Taylor, speaking at a Canterbury Employers' Chamber of Commerce event in Christchurch this week, was critical of processes in New Zealand which made it "almost impossible for small companies to compete".
The words "government" and "innovation" were diametrically opposed and the Government needed to figure out how to attract people who were innovative into decision-making roles.
Small, innovative local companies were often overlooked for contracts that would make a huge difference to them, he said.
Taylor started Animation Research in 1989 as a joint venture between his television production company, Taylormade Productions, and the computer science division of Otago University, to explore the business potential of 3D technologies.
For Taylor's company, a significant win was when Ashley Smout, then chief executive of Airways New Zealand, entrusted the firm with designing a new air traffic control simulator.
"Ashley took a huge risk giving us this job."
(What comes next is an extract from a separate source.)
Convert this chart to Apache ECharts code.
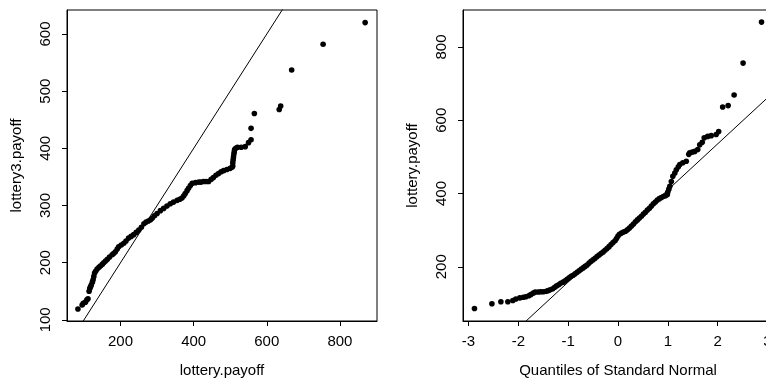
<!DOCTYPE html>
<html>
<head>
<meta charset="utf-8">
<script src="https://cdn.jsdelivr.net/npm/echarts@6/dist/echarts.min.js"></script>
<style>
html,body{margin:0;padding:0;background:#fff;}
#c{width:766px;height:379px;}
</style>
</head>
<body>
<div id="c"></div>
<script>
// Left panel: qqplot(lottery.payoff, lottery3.payoff)
var leftX = [83.5,95,98,104,108,111,114,116,118,120,123,125,127,129,132,136,141,145,150,154,159,164,170,177,181,186,191,195,202,209,215,222,229,236,243,250,257,264,270,276,282,287,293,300,309,318,327,336,345,355,362,368,373,377,382,386,391,396,405,414,420,427,434,441,448,454,461,468,475,482,491,500,505,507,507,508,509,510,511,512,515,520,530,541,550,557,557,566,634,638,668,754,869];
var leftY = [119,126,129,131,135,137,150,155,158,161,166,170,176,182,185,189,192,194,197,200,203,206,210,214,216,219,224,228,231,234,238,243,246,249,253,257,262,268,271,273,275,278,282,286,291,295,299,303,306,309,311,313,317,321,326,330,335,339,340,341,341,342,342,342,346,349,353,356,359,361,363,365,367,369,375,380,385,390,394,398,400,402,402,403,410,415,435,461,468,474,537,582,620];
var leftXTicks = [200,400,600,800];
var leftYTicks = [100,200,300,400,500,600];
var leftLine = {intercept: 0, slope: 1};

// Right panel: qqnorm(lottery.payoff) with qqline
var rightQ = [-2.88,-2.53,-2.35,-2.21,-2.11,-2.05,-1.97,-1.90,-1.85,-1.79,-1.75,-1.70,-1.66,-1.60,-1.55,-1.50,-1.44,-1.40,-1.36,-1.31,-1.27,-1.23,-1.19,-1.15,-1.10,-1.06,-1.02,-0.98,-0.94,-0.90,-0.86,-0.82,-0.78,-0.74,-0.70,-0.66,-0.62,-0.58,-0.54,-0.50,-0.46,-0.42,-0.38,-0.34,-0.30,-0.26,-0.22,-0.18,-0.14,-0.10,-0.06,-0.03,0.00,0.03,0.07,0.11,0.15,0.19,0.23,0.27,0.31,0.35,0.39,0.43,0.47,0.51,0.55,0.59,0.63,0.67,0.71,0.75,0.79,0.83,0.87,0.91,0.95,0.99,1.00,1.02,1.04,1.07,1.10,1.14,1.17,1.21,1.24,1.30,1.37,1.42,1.44,1.49,1.54,1.60,1.64,1.69,1.73,1.80,1.87,1.97,2.02,2.10,2.21,2.33,2.51,2.88];
var rightY = [86,99,104.5,104.5,108,112,115,117,118,121,124,128,131,131,132,132,133,135,137,140,144,148,151,155,158,162,166,170,174,177,181,185,189,193,197,201,205,210,215,219,223,228,232,236,240,245,250,255,261,266,271,277,284,289,292,295,297,301,306,311,317,323,328,333,338,344,349,355,360,366,372,377,382,386,389,392,394,397,404,412,420,433,447,456,465,473,479,484,488,507,511,513,515,520,533,540,552,556,558,561,569,636,640,669,756,868];
var rightXTicks = [-3,-2,-1,0,1,2,3];
var rightYTicks = [200,400,600,800];
var rightLine = {intercept: 284, slope: 125.8};

var FONT = 'Liberation Sans, Arial, Helvetica, sans-serif';

function pairs(a, b) { return a.map(function (v, i) { return [v, b[i]]; }); }
function lineData(p, x0, x1) { return [[x0, p.intercept + p.slope * x0], [x1, p.intercept + p.slope * x1]]; }

function axisCommon(ticks, name, isY, nameGap) {
  return {
    type: 'value',
    name: name,
    nameLocation: 'middle',
    nameGap: nameGap,
    nameTextStyle: {fontSize: 15, color: '#000', fontFamily: FONT},
    axisLine: {show: true, onZero: false, lineStyle: {color: '#000', width: 1}},
    axisTick: {show: true, inside: false, length: 5, customValues: ticks, lineStyle: {color: '#000', width: 1}},
    axisLabel: {show: true, customValues: ticks, fontSize: 15, color: '#000', fontFamily: FONT,
                margin: isY ? 14 : 13, rotate: isY ? 90 : 0, hideOverlap: false},
    splitLine: {show: false}
  };
}

var chart = echarts.init(document.getElementById('c'), null, {renderer: 'canvas'});

var xa0 = axisCommon(leftXTicks, 'lottery.payoff', false, 42); xa0.gridIndex = 0; xa0.min = 53.6; xa0.max = 901.4;
var ya0 = axisCommon(leftYTicks, 'lottery3.payoff', true, 43); ya0.gridIndex = 0; ya0.min = 98; ya0.max = 642;
var xa1 = axisCommon(rightXTicks, 'Quantiles of Standard Normal', false, 42); xa1.gridIndex = 1; xa1.min = -3.11; xa1.max = 3.11;
var ya1 = axisCommon(rightYTicks, 'lottery.payoff', true, 43); ya1.gridIndex = 1; ya1.min = 52; ya1.max = 901;

chart.setOption({
  animation: false,
  backgroundColor: '#fff',
  grid: [
    {left: 67, top: 10, width: 310, height: 311, show: true, borderColor: '#000', borderWidth: 1, backgroundColor: 'transparent', outerBoundsMode: 'none', containLabel: false},
    {left: 463, top: 10, width: 310, height: 311, show: true, borderColor: '#000', borderWidth: 1, backgroundColor: 'transparent', outerBoundsMode: 'none', containLabel: false}
  ],
  xAxis: [xa0, xa1],
  yAxis: [ya0, ya1],
  series: [
    {type: 'scatter', xAxisIndex: 0, yAxisIndex: 0, data: pairs(leftX, leftY), symbol: 'circle', symbolSize: 5.6, itemStyle: {color: '#000', opacity: 1}},
    {type: 'line', xAxisIndex: 0, yAxisIndex: 0, data: lineData(leftLine, 0, 1000), symbol: 'none', clip: true, lineStyle: {color: '#000', width: 1}},
    {type: 'scatter', xAxisIndex: 1, yAxisIndex: 1, data: pairs(rightQ, rightY), symbol: 'circle', symbolSize: 5.6, itemStyle: {color: '#000', opacity: 1}},
    {type: 'line', xAxisIndex: 1, yAxisIndex: 1, data: lineData(rightLine, -3.11, 3.11), symbol: 'none', clip: true, lineStyle: {color: '#000', width: 1}}
  ]
});
</script>
</body>
</html>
Animation Research successfully designed the simulator, complete with photo-realistic images of airfields, aircraft and weather conditions – even including simulated rain splashes on the control tower windows.
"That's what you can do with a blank piece of paper and no track record, when someone in a position of power and influence steps up and says 'I believe in you'."
A similar thing happened when the company was tasked with designing ball-tracking technology for a client in India. The first demonstration did not work and Taylor thought they had lost the $1.5 million they had invested in developing the technology.
But the client said: "Go back and make it work, because I know you will."
The company went back to the drawing board and, with a $2 piece of wood, Jaffa sweets as cricket balls, a batsman and a bowler cut out of cardboard, and a $250,000 camera, developed its ball-tracking technology now used for sports events around the world.
He praised New Zealand Trade and Enterprise (NZTE) for its support. "We've had a great relationship with NZTE because we've run into people prepared to bend the rules."
After being reminded several times by NZTE to complete an application for funding, and not having done it because the form was too long, Taylor said "a guy" from NZTE eventually walked into their Dunedin offices and informed Taylor he was there for two days.
The firm gave him some office space and after two days handed Taylor the application form, completed on his behalf, and told him there was $374,000 coming his way. "Now that is innovative."
Taylor insisted he had done "absolutely nothing" to deserve the World Class New Zealander award.